Horrors of Science
By Cheryl Morgan
Michael Crichton has made a living out of writing books in which science is portrayed as something intrinsically horrible, but in his short fiction Robert Reed manages something much more worthwhile. A lot of Reed’s short stories are quite disturbing, but they almost all have a strong science fiction setting.
I’m reading Reed because Golden Gryphon have produced a very nice collection of his short fiction called The Cuckoo’s Boys. The opening story is a good example of what I mean. "On the Brink of That Bright New World" is told by a man who got away with murder because he committed his crime on a night when the whole world was busy watching TV coverage of the first discovery of alien life. It is followed by "The Children’s Crusade", which is about a cult that encourages kids to volunteer for a mission into space, told from the point of view of a man whose daughter gets caught up in the cult. Then there is "She Sees My Monsters Now", in which a psychopath corrupts a naïve woman as part of an argument with his AI warden about the nature of mental illness.
The title story, "The Cuckoo’s Boys", is also disturbing in its own way. It concerns an eccentric billionaire called Philip Stevens who sponsors the creation of a plague that makes thousands of women pregnant with clones of himself. The story focuses on three of the boys and their tutor as they go through high school. It does an excellent job of envisaging how bad life will be for these kids, both because of the paranoia that will have developed around their origins and the pressure they feel from being just one of many supposedly identical children.
Not all of the stories in the collection are horrific. Two are set in the world of Marrow, and have appropriately Marrow-ish themes. The first, "Night of Time", is about the origins of life in the universe, and features a new character who may get his own Marrow novel soon. The other, "River of the Queen", sees Quee Lee and Perri get involved with a species of aliens who have brought their entire ecosystem on board the giant spaceship.
The oddest story in the collection is "Coelacanths", in which Reed tries to imagine what it would be like to live in a world in which we humans live alongside creatures to whom we are little more than dumb animals. It is an interesting idea, but I suspect that the complex structure will put most readers off.

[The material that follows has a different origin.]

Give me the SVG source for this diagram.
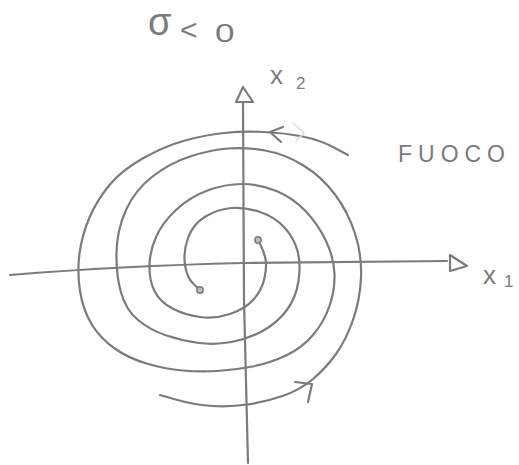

"One Last Game" is a classic time travel story in which a group of adults challenge their kids to come back in time and visit them when they find themselves in that great science-fictional future we all dream of. Of course the kids do come back, with predictably upsetting results. The central character, a sulky 14-year-old boy, is very nicely drawn. Equally mal-adjusted is the hero of "Abducted Souls", a college boy who uses the fact that he was supposedly abducted by aliens as a child as a means of getting girlfriends. If you assume that he’s making it all up for effect, it isn’t an SF story at all.
Finally there are three stories with political themes. "Savior" is about how decisions made in the heat of battle can come back to haunt soldiers who were only trying to save the world as best they knew how. "Winemaster" is about how a terrified American government tries to wipe out those of its citizens who have chosen to upload their minds. And "First Tuesday" features a world in which the US president sends a virtual avatar to visit every household in the country once a month to get a sense of the mood of the people.
That’s it. Twelve stories, all of them worth reading, though "Coelacanths" was hard going. All of which goes to confirm that Robert Reed is a fine writer whose work I shall continue to seek out in future.